Welchen Puls hatten Sie, Frau Rakers?

Die Blonde aus Paderborn lacht selbstbewusst: „Am Anfang war ich sehr aufgeregt. Das hat sich aber schnell gelegt, und zwar schon im ersten Interview. Beim Gespräch mit Manni Breuckmann habe ich gemerkt, dass das sogar schon in Richtung Ruhepuls geht.“ Dabei war der 34-Jährigen durchaus bewusst, dass der Auftritt Gefahren barg: „Ich hatte ein bisschen Angst, dass ich wie eine Gastgeberin ins Wohnzimmer komme, aber selbst noch nicht richtig weiß, wo die Tassen stehen.“

Doch die studierte Publizistin weiß nach 15 Jahren im Geschäft, wie sie eine gute Figur macht. Tatsächlich setzte sich „Miss Tagesschau“ gegen 400 Bewerber durch. Dennoch will sie von Casting nichts wissen: „Allen war vorher gesagt worden: Das ist eine einmalige Sache.“ Und: „Ich hätte nicht gedacht, dass alle nach der Sendung so begeistert waren, dass man mich sechs Wochen nach der Sendung anruft und fragt, ob ich bei ,3nach9’ moderieren will.“

Die Sendung ist Kult

Sie darf sich geehrt fühlen. Die Sendung ist Kult. 1974 gestartet, gab sie dem im US-Fernsehen populär gewordenen Palaver einen deutschen Akzent. Zunächst führten drei Moderatoren – daher der Titel – durchs Programm, die für größtmögliche Spontanität sorgten. Zudem wurde die Show damals nach Tagesform beendet. „3nach9“ revolutionierte die TV-Unterhaltung. Ein Grimme-Preis, 1976, war eine logische Konsequenz.

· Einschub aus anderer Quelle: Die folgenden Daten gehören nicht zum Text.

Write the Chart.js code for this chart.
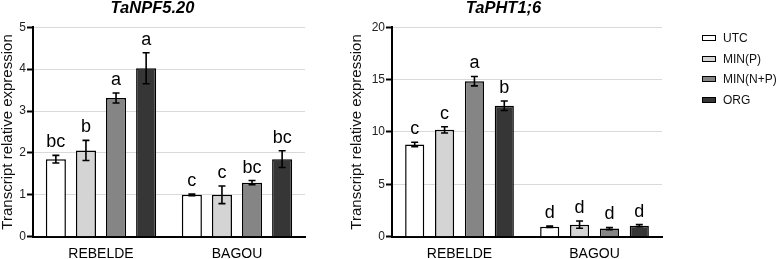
<!DOCTYPE html>
<html>
<head>
<meta charset="utf-8">
<script src="https://cdn.jsdelivr.net/npm/chart.js@4.4.0/dist/chart.umd.min.js"></script>
<style>
  body { margin: 0; background: #fff; width: 778px; height: 259px; overflow: hidden; position: relative; font-family: "Liberation Sans", Arial, sans-serif; }
  #cajaNPF { position: absolute; left: 0; top: 0; width: 355px; height: 259px; }
  #cajaPHT { position: absolute; left: 345px; top: 0; width: 380px; height: 259px; }
  #leyenda { position: absolute; left: 702px; top: 28px; font-size: 12px; color: #111; }
  .item { height: 20.7px; line-height: 20.7px; white-space: nowrap; }
  .caja { display: inline-block; box-sizing: border-box; width: 14px; height: 6px; border: 1.5px solid #000; margin-right: 7px; vertical-align: middle; position: relative; top: -1px; }
</style>
</head>
<body>
<div id="cajaNPF"><canvas id="chartNPF"></canvas></div>
<div id="cajaPHT"><canvas id="chartPHT"></canvas></div>
<div id="leyenda"></div>

<script>
// variedades y tratamientos
const variedades = ["REBELDE", "BAGOU"];
const tratamientos = ["UTC", "MIN(P)", "MIN(N+P)", "ORG"];
const colores = ["#ffffff", "#d4d4d4", "#858585", "#363636"];

// TaNPF5.20 (media, error, letra) por tratamiento: [REBELDE, BAGOU]
const npfUTC = [1.85, 1.0];
const npfMINP = [2.06, 1.0];
const npfMINNP = [3.31, 1.29];
const npfORG = [4.02, 1.85];
const npfErrUTC = [0.09, 0.02];
const npfErrMINP = [0.24, 0.21];
const npfErrMINNP = [0.12, 0.05];
const npfErrORG = [0.37, 0.2];
const npfLetrasUTC = ["bc", "c"];
const npfLetrasMINP = ["b", "c"];
const npfLetrasMINNP = ["a", "bc"];
const npfLetrasORG = ["a", "bc"];
const npfTicks = [0, 1, 2, 3, 4, 5];

// TaPHT1;6
const phtUTC = [8.8, 0.95];
const phtMINP = [10.2, 1.15];
const phtMINNP = [14.85, 0.78];
const phtORG = [12.5, 1.05];
const phtErrUTC = [0.22, 0.06];
const phtErrMINP = [0.3, 0.35];
const phtErrMINNP = [0.45, 0.1];
const phtErrORG = [0.45, 0.1];
const phtLetrasUTC = ["c", "d"];
const phtLetrasMINP = ["c", "d"];
const phtLetrasMINNP = ["a", "d"];
const phtLetrasORG = ["b", "d"];
const phtTicks = [0, 5, 10, 15, 20];

const FUENTE = "'Liberation Sans', Arial, sans-serif";

// dibuja barras de error y letras de significancia
const barrasError = {
  id: "barrasError",
  afterDatasetsDraw(chart) {
    const { ctx } = chart;
    const y = chart.scales.y;
    ctx.save();
    chart.data.datasets.forEach((ds, i) => {
      const meta = chart.getDatasetMeta(i);
      meta.data.forEach((barra, j) => {
        const v = ds.data[j];
        const e = ds.errores[j];
        const yArriba = y.getPixelForValue(v + e);
        const yAbajo = y.getPixelForValue(v - e);
        ctx.strokeStyle = "#000";
        ctx.lineWidth = 1.6;
        ctx.beginPath();
        ctx.moveTo(barra.x, yArriba);
        ctx.lineTo(barra.x, yAbajo);
        ctx.moveTo(barra.x - 3.5, yArriba);
        ctx.lineTo(barra.x + 3.5, yArriba);
        ctx.moveTo(barra.x - 3.5, yAbajo);
        ctx.lineTo(barra.x + 3.5, yAbajo);
        ctx.stroke();

        ctx.fillStyle = "#000";
        ctx.font = "18px " + FUENTE;
        ctx.textAlign = "center";
        ctx.textBaseline = "alphabetic";
        ctx.fillText(ds.letras[j], barra.x, yArriba - 8);
      });
    });
    ctx.restore();
  },
};

function armarDatasets(valores, errores, letras, barPct) {
  return tratamientos.map((t, i) => ({
    label: t,
    data: valores[i],
    errores: errores[i],
    letras: letras[i],
    backgroundColor: colores[i],
    borderColor: "#000",
    borderWidth: 1.5,
    categoryPercentage: 0.885,
    barPercentage: barPct,
  }));
}

function crearChart(canvasId, titulo, datasets, ticks, paso, anchoEjeY, tituloPad, padDerecha) {
  return new Chart(document.getElementById(canvasId), {
    type: "bar",
    data: { labels: variedades, datasets },
    options: {
      responsive: true,
      maintainAspectRatio: false,
      animation: false,
      layout: { padding: { right: padDerecha, top: 0, bottom: 0, left: 0 } },
      plugins: {
        legend: { display: false },
        tooltip: { enabled: false },
        title: {
          display: true,
          text: titulo,
          color: "#000",
          font: { family: FUENTE, size: 16.5, weight: "bold", style: "italic", lineHeight: 1 },
          padding: { top: 0, bottom: 10.7 },
        },
      },
      scales: {
        x: {
          grid: { display: false, drawTicks: false },
          border: { display: true, color: "#000", width: 2 },
          ticks: { color: "#000", font: { family: FUENTE, size: 14 }, padding: 9 },
          afterFit: (s) => { s.height = 22.3; },
        },
        y: {
          min: ticks[0],
          max: ticks[ticks.length - 1],
          afterBuildTicks: (s) => { s.ticks = ticks.map((v) => ({ value: v })); },
          grid: { color: "#d9d9d9", lineWidth: 1, tickColor: "#000", tickLength: 6, tickWidth: 2 },
          border: { display: true, color: "#000", width: 2 },
          ticks: { stepSize: paso, color: "#222", padding: 1, font: { family: FUENTE, size: 12 } },
          title: {
            display: true,
            text: "Transcript relative expression",
            color: "#111",
            font: { family: FUENTE, size: 15, lineHeight: 1 },
            padding: { top: tituloPad, bottom: 0 },
          },
          afterFit: (s) => { s.width = anchoEjeY; },
        },
      },
    },
    plugins: [barrasError],
  });
}

crearChart(
  "chartNPF",
  "TaNPF5.20",
  armarDatasets(
    [npfUTC, npfMINP, npfMINNP, npfORG],
    [npfErrUTC, npfErrMINP, npfErrMINNP, npfErrORG],
    [npfLetrasUTC, npfLetrasMINP, npfLetrasMINNP, npfLetrasORG],
    0.667
  ),
  npfTicks, 1, 33, 0, 50
);

crearChart(
  "chartPHT",
  "TaPHT1;6",
  armarDatasets(
    [phtUTC, phtMINP, phtMINNP, phtORG],
    [phtErrUTC, phtErrMINP, phtErrMINNP, phtErrORG],
    [phtLetrasUTC, phtLetrasMINP, phtLetrasMINNP, phtLetrasORG],
    0.64
  ),
  phtTicks, 5, 47, 4, 63
);

// leyenda
const leyenda = document.getElementById("leyenda");
tratamientos.forEach((t, i) => {
  const fila = document.createElement("div");
  fila.className = "item";
  fila.innerHTML = `<span class="caja" style="background:${colores[i]}"></span>${t}`;
  leyenda.appendChild(fila);
});
</script>
</body>
</html>
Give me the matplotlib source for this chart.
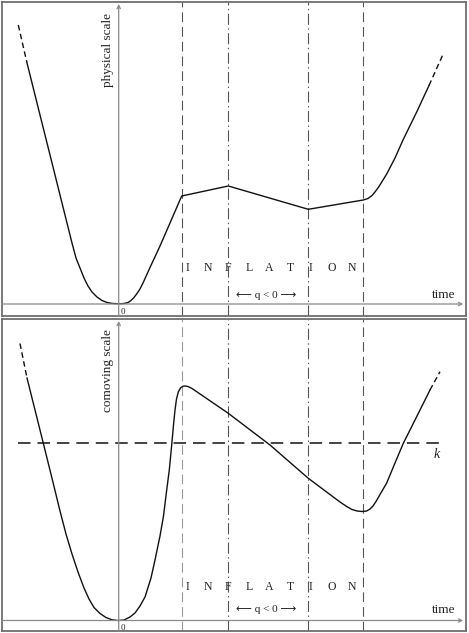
import numpy as np
import matplotlib
matplotlib.use('Agg')
import matplotlib.pyplot as plt

plt.rcParams['lines.scale_dashes'] = False
SERIF = ['Liberation Serif', 'DejaVu Serif']
ARROWS = ['Liberation Serif', 'DejaVu Sans']

# time axis (arbitrary units, 0 = big bang)
t_phys = [-9.2, -7.87, -6.7, -5.87, -5.27, -4.67, -4.27, -3.87, -3.47, -3.07, -2.67,
          -2.17, -1.67, -1.17, -0.67, -0.17, 0.33, 0.63, 0.93, 1.23, 1.53, 1.83,
          2.13, 2.43, 3.13, 4.13, 5.13, 6.3, 10.96, 18.96, 24.46, 24.93, 25.33,
          25.63, 26.03, 26.43, 26.8, 27.63, 28.43, 29.8, 31.03]
a_phys = [24.23, 18.9, 14.23, 10.9, 8.5, 6.1, 4.6, 3.6, 2.6, 1.8, 1.2,
          0.7, 0.35, 0.15, 0.06, 0.03, 0.03, 0.07, 0.15, 0.35, 0.65, 1.05,
          1.5, 2.1, 3.65, 5.8, 8.1, 10.8, 11.8, 9.47, 10.4, 10.55, 10.85,
          11.2, 11.75, 12.4, 13.0, 14.6, 16.4, 19.2, 21.85]
t_phys_early = [-10.04, -9.2]
a_phys_early = [27.9, 24.23]
t_phys_late = [31.03, 32.4]
a_phys_late = [21.85, 24.9]

t_com = [-9.17, -7.87, -6.7, -5.87, -5.27, -4.67, -4.07, -3.47, -2.97, -2.47, -1.87,
         -1.27, -0.67, -0.07, 0.53, 1.13, 1.63, 2.13, 2.63, 3.23, 3.63, 4.13,
         4.48, 4.8, 5.06, 5.3, 5.48, 5.63, 5.78, 5.96, 6.18, 6.43, 6.63, 6.93,
         7.33, 7.8, 10.96, 15.13, 18.96, 22.13, 22.8, 23.33, 23.83, 24.33, 24.8,
         25.13, 25.43, 25.73, 26.13, 26.8, 27.63, 28.46, 29.33, 30.13, 31.13]
c_com = [24.25, 19.05, 14.35, 10.95, 8.65, 6.65, 4.85, 3.25, 2.15, 1.3, 0.7,
         0.3, 0.07, 0.0, 0.05, 0.35, 0.75, 1.45, 2.35, 4.25, 6.05, 8.45,
         10.45, 13.05, 15.05, 17.55, 19.55, 21.05, 22.15, 22.85, 23.25, 23.43, 23.45, 23.4,
         23.2, 22.88, 20.72, 17.55, 14.22, 11.85, 11.4, 11.1, 10.95, 10.9, 10.95,
         11.15, 11.45, 11.9, 12.6, 13.75, 15.75, 17.72, 19.45, 21.05, 23.05]
t_com_early = [-9.87, -9.17]
c_com_early = [27.7, 24.25]
t_com_late = [31.13, 32.13]
c_com_late = [23.05, 24.88]

k_level = 17.72
k_span = [-10.04, 32.63]

# epochs: start of inflation, q<0 begins, q<0 ends, end of inflation
t_epochs = [6.3, 10.95, 18.95, 24.45]
epoch_styles = ['dashed', 'dashdot', 'dashdot', 'dashed']

letters = list('INFLATION')

fig = plt.figure(figsize=(4.69, 6.33), dpi=100)
W, H = 469, 633
ax_top = fig.add_axes([2 / W, (H - 316) / H, 464 / W, 314 / H])
ax_bot = fig.add_axes([2 / W, (H - 631) / H, 464 / W, 312 / H])

AX_COL = '#8a8a8a'
VL_COL = '#555555'
CURVE = '#111111'


def vline_style(style):
    if style == 'dashed':
        return (0, (7, 3.6))
    return (0, (8, 2.5, 1, 2.5))


def setup(ax, ylim, ylabel, label_y, infl_y, q_y, first_col):
    ax.set_xlim(-11.67, 34.73)
    ax.set_ylim(*ylim)
    ax.set_xticks([])
    ax.set_yticks([])
    for s in ax.spines.values():
        s.set_color('#6e6e6e')
        s.set_linewidth(1.3)
    # axes with arrows
    ax.annotate('', xy=(34.45, 0), xytext=(-11.67, 0),
                arrowprops=dict(arrowstyle='->', color=AX_COL, lw=0.9,
                                shrinkA=0, shrinkB=0, mutation_scale=6))
    ax.annotate('', xy=(0, ylim[1] - 0.2), xytext=(0, ylim[0]),
                arrowprops=dict(arrowstyle='->', color=AX_COL, lw=0.9,
                                shrinkA=0, shrinkB=0, mutation_scale=6))
    cols = [first_col, VL_COL, VL_COL, VL_COL]
    for t, st, col in zip(t_epochs, epoch_styles, cols):
        ax.axvline(t, color=col, lw=0.8, linestyle=vline_style(st))
    ax.text(-1.07, label_y, ylabel, rotation=90, ha='center', va='center',
            family=SERIF, fontsize=9.5, color='#222222')
    ax.text(0.45, ylim[0] + 0.35, '0', ha='center', va='center',
            family=SERIF, fontsize=6.5, color='#222222')
    ax.text(33.7, q_y, 'time', ha='right', va='center',
            family=SERIF, fontsize=9.5, color='#222222')
    for x, ch in zip(np.linspace(6.83, 23.33, len(letters)), letters):
        ax.text(x, infl_y, ch, ha='center', va='center',
                family=SERIF, fontsize=8.5, color='#222222')
    ax.text(14.73, q_y, '\u27f5 q < 0 \u27f6', ha='center', va='center',
            family=ARROWS, fontsize=8, color='#222222')


setup(ax_top, (-1.2, 30.2), 'physical scale', 25.4, 3.6, 0.9, VL_COL)
ax_top.plot(t_phys, a_phys, color=CURVE, lw=1.0)
ax_top.plot(t_phys_early, a_phys_early, color=CURVE, lw=1.0, linestyle=(0, (4, 2.5)))
ax_top.plot(t_phys_late, a_phys_late, color=CURVE, lw=1.0, linestyle=(0, (4, 2.5)))

setup(ax_bot, (-1.05, 30.15), 'comoving scale', 24.95, 3.35, 1.05, '#999999')
ax_bot.plot(t_com, c_com, color=CURVE, lw=1.0)
ax_bot.plot(t_com_early, c_com_early, color=CURVE, lw=1.0, linestyle=(0, (4, 2.5)))
ax_bot.plot(t_com_late, c_com_late, color=CURVE, lw=1.0, linestyle=(0, (4, 2.5)))
ax_bot.plot(k_span, [k_level, k_level], color=CURVE, lw=1.1, linestyle=(0, (9, 5)))
ax_bot.text(31.8, 16.55, 'k', ha='center', va='center', family=SERIF,
            style='italic', fontsize=10, color='#222222')

fig.savefig('out.png', dpi=100)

Die wilden Jahre fröhlicher Anarchie sind längst vorbei. Dennoch unterscheidet sich „3nach9“ von purem Bildschirm-Geplapper. Die Show ist mehr als ein Geschmacksverstärker für Bücher, Filme und Tourneen. Denn: Es gibt keine Einzelgespräche. Vielmehr sollen die Gäste auch miteinander sprechen. Das gibt dem Format noch immer etwas Unberechenbares.

Ist eine Ausgabe dann gut, wenn die Moderatoren besonders wenige Fragen stellen?

Rakers: „Wenn es trotzdem interessant ist – auf jeden Fall. Es geht um die Antworten und nicht um die Fragen, und es geht um den Gast und nicht um die Eitelkeit des Moderators.“ Schaun wir mal.